After extensive deliberation, the Commission found that in many cases, the potential harm to the estate from a sale that is pushed through the process more quickly than necessary under the circumstances significantly outweighs any potential benefits of such a sale. Accordingly, it recommended that the Bankruptcy Code should include a 60-day moratorium on section 363 sales, absent the most extraordinary of circumstances, “which must be established by clear and convincing evidence at the hearing on the motion requesting an expedited sale process.”

It introduces the concept of relative priority of claims.

Another proposal that could reduce recoveries for creditors first in line to be repaid calls for allocating a “redemption option value” to the class second in line to get paid in the event that this class receives no distribution under the plan of reorganization or from the asset sale proceeds. The redemption option is intended to address the fact that a bankruptcy may occur during an economic downturn, resulting in a lower valuation for the company and therefore a lower recovery for junior creditors.

Fitch Ratings noted in a Dec. 9 report that the concept would change the existing rules of priority to incorporate a mechanism to determine whether distributions to stakeholders should be adjusted due to the possibility of material changes in the value of the firm. The “redemption option value” is the value of a hypothetical option to purchase the entire firm with an exercise price equal to the redemption price and a duration equal to the redemption period.

Elliot Ganz, general counsel and executive vice president of the Loan Syndications and Trading Association, said that the concept is “fairly radical.”  It also “adds complexity, including valuing the supposed theoretical option value in some kind of a judicial valuation process, and there’s no evidence value of collateral isn’t already taking in some kind of option value. It’s a huge waste of time and resources and introduces a foreign concept with which we disagree.”

“I would also add that junior institutional creditors are paid for the extra risk they are taking; on average 200 basis points more than senior secured loans.”

In a related proposed amendment, bankruptcy plans could be crammed down on a junior creditor if they are given the redemption option value but still reject the plan and on a senior class that rejects the plan solely based on the allocation of the value.

Credit bidding is in the clear. 

It’s not all bad news. The commission upheld the principle of credit bidding, which has been under attack in the courts. Credit bids allow lienholders to bypass cash bids and use forgiven debt as an offer and apply it toward their purchase — ensuring the assets are not sold for less than the size of the claim. Both federal and state law allow a lienholder to credit bid up to the amount of its allowed claim, though the federal Bankruptcy Code provides that a court may order otherwise, “for cause.”

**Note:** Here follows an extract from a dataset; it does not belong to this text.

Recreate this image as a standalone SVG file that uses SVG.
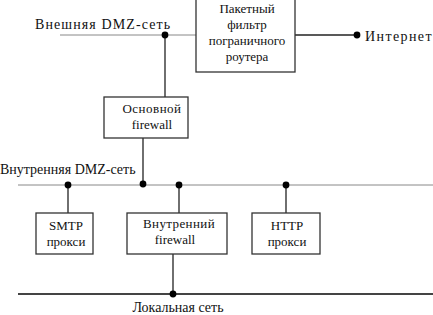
<svg xmlns="http://www.w3.org/2000/svg" width="433" height="315" viewBox="0 0 433 315">
<style>
text{font-family:"Liberation Serif","Times New Roman",serif;font-size:13px;fill:#111}
.lbl{font-size:14px}
.box{fill:#fff;stroke:#333;stroke-width:1.3}
.ln{stroke:#222;stroke-width:1.3;fill:none}
.gr{stroke:#888;stroke-width:1;fill:none}
.dot{fill:#000}
.c{text-anchor:middle}
</style>
<rect width="433" height="315" fill="#fff"/>
<g id="connectors">
<line class="gr" x1="60" y1="35" x2="196" y2="35"/>
<line class="ln" x1="295" y1="35" x2="357" y2="35"/>
<line class="ln" x1="165" y1="35" x2="165" y2="97"/>
<line class="ln" x1="143" y1="138" x2="143" y2="185"/>
<line class="gr" x1="18" y1="185" x2="433" y2="185"/>
<line class="ln" x1="68" y1="185" x2="68" y2="213"/>
<line class="ln" x1="179" y1="185" x2="179" y2="213"/>
<line class="ln" x1="286" y1="185" x2="286" y2="213"/>
<line class="ln" x1="173" y1="254" x2="173" y2="294"/>
<line x1="18" y1="294" x2="433" y2="294" stroke="#444" stroke-width="2"/>
<circle class="dot" cx="165" cy="35" r="3.4"/>
<circle class="dot" cx="357" cy="35" r="3.4"/>
<circle class="dot" cx="68" cy="185" r="3.4"/>
<circle class="dot" cx="143" cy="184" r="3.4"/>
<circle class="dot" cx="179" cy="185" r="3.4"/>
<circle class="dot" cx="286" cy="185" r="3.4"/>
<circle class="dot" cx="173" cy="294" r="3.4"/>
</g>
<g id="label-ext"><text class="lbl" x="35" y="29" letter-spacing="1.1">Внешняя DMZ-сеть</text></g>
<g id="label-int"><text class="lbl" x="0" y="174">Внутренняя DMZ-сеть</text></g>
<g id="label-inet"><text class="lbl" x="365" y="41" letter-spacing="1.4">Интернет</text></g>
<g id="label-lan"><text class="lbl c" x="178" y="312">Локальная сеть</text></g>
<g id="router">
<rect class="box" x="196" y="-5" width="99" height="77"/>
<text class="c" x="247" y="13">Пакетный</text>
<text class="c" x="247" y="29">фильтр</text>
<text class="c" x="247" y="45">пограничного</text>
<text class="c" x="247" y="61">роутера</text>
</g>
<g id="main-fw">
<rect class="box" x="104" y="97" width="84" height="41"/>
<text class="c" x="152" y="113" letter-spacing="0.5">Основной</text>
<text class="c" x="152" y="129">firewall</text>
</g>
<g id="smtp">
<rect class="box" x="36" y="213" width="57" height="41"/>
<text class="c" x="66" y="230">SMTP</text>
<text class="c" x="66" y="246">прокси</text>
</g>
<g id="inner-fw">
<rect class="box" x="127" y="213" width="100" height="41"/>
<text class="c" x="179" y="228" letter-spacing="0.4">Внутренний</text>
<text class="c" x="175" y="244">firewall</text>
</g>
<g id="http">
<rect class="box" x="252" y="213" width="68" height="41"/>
<text class="c" x="287" y="230">HTTP</text>
<text class="c" x="287" y="246">прокси</text>
</g>
</svg>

The report notes that courts typically have found cause to limit a credit bid in two types of situations, either because the amount of the creditor’s claim was disputed, or based on the conduct of the creditor. For example, In re Free Lance-Star Publishing Co., the court found cause to limit the creditor’s right to credit bid, among other reasons, because the creditor acquired the loan for the sole purpose of obtaining the right to credit bid and discourage any competitive bidding.

The commission agreed that the conduct of a secured credit can have a chilling effect on an auction process. But it noted that all credit bidding chills an auction process to some extent, and in some cases it may be difficult to discern the chilling effect caused by the credit bid itself from the chilling effect resulting from the creditor’s conducts.

As a result, the commissioners did not believe that the chilling effects of credit bidding alone should suffice as cause.

A footnote to the report cites a written statement submitted by Danielle Spinelli, a partner at WilmerHale, in November 2012 field hearing. The argument that other potential bidders would be discouraged if they fear being outbid by a secured creditor “lacks force,” Spinelli wrote. “That would be equally true of any deep-pocketed bidder, and no auction can afford to exclude the bidders with the greatest resources on the ground that they might outbid everyone else.”